Be sure to set only one option from each of the groups: the other[s] are the opposite! At the same time, if one option that you set carries with it certain defaults for other options, you must explicitly set the countermanding options or the default ones will rule.

Example: the users option implies [for security] the default noexec. To allow binaries on this partition to be executed by users who mount it, the line would need to have the countermanding option like this:
auto,users,exec

THE UMASK CODE
FOR PERMISSIONS

Here is a simple table that illustrates what to enter after the initial zero in your 4-digit umask option. Plus (+) indicates a positve permission, minus (-) indicates no permission for each power: read, write execute.

	0	1	2	3	4	5	6	7

r	+	+	+	-	-	-	-	-
w	+	+	-	-	+	+	-	-
x	+	-	+	-	+	-	+	-

You may have noticed that the numbers given are NOT the same as the octal permission codes passed to the chmod command. That's because these are masks —the complementary number to subtract from 7 to acheive the permission code you want. 7 is full rwx permissions. If you want that, you mask=0. If you want the permissions to be set at 6, you mask=1; if at 4 you mask=3, and so on.

Why are there four digits in the umask option?

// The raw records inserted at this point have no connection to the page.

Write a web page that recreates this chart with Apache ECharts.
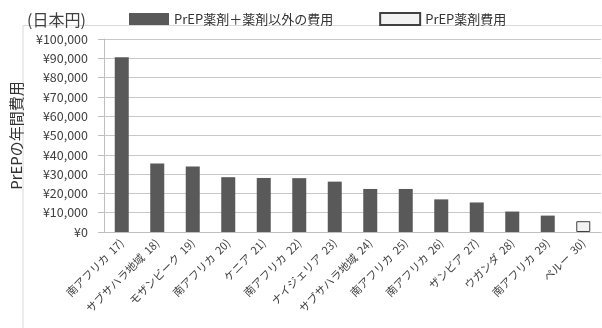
<!DOCTYPE html>
<html>
<head>
<meta charset="utf-8">
<script src="https://cdn.jsdelivr.net/npm/echarts@6/dist/echarts.min.js"></script>
<style>
  html, body { margin: 0; padding: 0; background: #fff; }
  #chart { width: 602px; height: 328px; }
</style>
</head>
<body>
<div id="chart"></div>
<script>
const categories = [
  '南アフリカ  17)', 'サブサハラ地域  18)', 'モザンビーク  19)', '南アフリカ  20)', 'ケニア  21)',
  '南アフリカ  22)', 'ナイジェリア  23)', 'サブサハラ地域  24)', '南アフリカ  25)', '南アフリカ  26)',
  'ザンビア  27)', 'ウガンダ  28)', '南アフリカ  29)', 'ペルー  30)'
];
// PrEP drug + non-drug costs (dark bars)
const totalCost = [90500, 35500, 33900, 28400, 28000, 27900, 26100, 22300, 22300, 16900, 15300, 10600, 8500, '-'];
// PrEP drug cost only (light bar)
const drugCost = ['-', '-', '-', '-', '-', '-', '-', '-', '-', '-', '-', '-', '-', 5600];
const yTicks = { min: 0, max: 100000, interval: 10000 };

const font = "'Noto Sans CJK JP', 'Noto Sans', sans-serif";
const chart = echarts.init(document.getElementById('chart'));

chart.setOption({
  animation: false,
  textStyle: { fontFamily: font },
  graphic: [
    {
      type: 'polyline',
      shape: { points: [[23, 328], [23, 25.5], [602, 25.5]] },
      style: { stroke: '#d9d9d9', lineWidth: 1, fill: null }
    },
    {
      type: 'text',
      left: 27, top: 12,
      style: { text: '(日本円)', font: '16px ' + font, fill: '#404040' }
    }
  ],
  legend: {
    left: 124, top: 7,
    itemWidth: 40, itemHeight: 12,
    itemGap: 46,
    icon: 'rect',
    textStyle: { fontSize: 13, color: '#333', fontFamily: font },
    data: ['PrEP薬剤＋薬剤以外の費用', 'PrEP薬剤費用']
  },
  grid: { left: 104, right: 1, top: 39, bottom: 96 },
  xAxis: {
    type: 'category',
    data: categories,
    axisLine: { lineStyle: { color: '#bfbfbf' } },
    axisTick: { length: 5, lineStyle: { color: '#bfbfbf' } },
    axisLabel: { rotate: 45, fontSize: 11, color: '#404040', margin: 9, interval: 0 }
  },
  yAxis: {
    type: 'value',
    min: yTicks.min, max: yTicks.max, interval: yTicks.interval,
    name: 'PrEPの年間費用',
    nameLocation: 'middle',
    nameGap: 80,
    nameTextStyle: { fontSize: 15, color: '#333' },
    axisLine: { show: true, lineStyle: { color: '#bfbfbf' } },
    axisTick: { show: true, length: 6, lineStyle: { color: '#bfbfbf' } },
    axisLabel: {
      fontSize: 12.5, color: '#404040', margin: 16,
      formatter: (v) => '¥' + v.toLocaleString('en-US')
    },
    splitLine: { lineStyle: { color: '#c8c8c8' } }
  },
  series: [
    {
      name: 'PrEP薬剤＋薬剤以外の費用',
      type: 'bar',
      stack: 'cost',
      barWidth: 14,
      data: totalCost,
      itemStyle: { color: '#595959' }
    },
    {
      name: 'PrEP薬剤費用',
      type: 'bar',
      stack: 'cost',
      barWidth: 14,
      data: drugCost,
      itemStyle: { color: '#f2f2f2', borderColor: '#404040', borderWidth: 1 }
    }
  ]
});
</script>
</body>
</html>
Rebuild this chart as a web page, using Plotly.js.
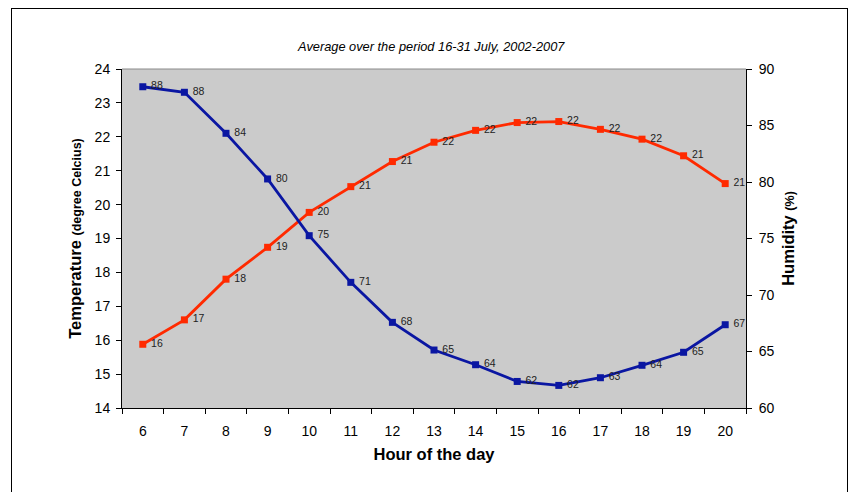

Good question! The initial zero indicates that the following three digits are octal numbers, not decimal numbers. In the umask command that you can enter in a terminal (command line mode), you may use octal or the ugo +/- method. But in the /etc/fstab file, it must be octal and should have four digits, not three.

Examples:
umask=0000 means user, group and others have full rwx permissions
umask=0117 means the user, the file owner has read/write permissions but not execute, and so does the group. But others —sometimes referred to as “world” for clarity's sake— have no permissions at all.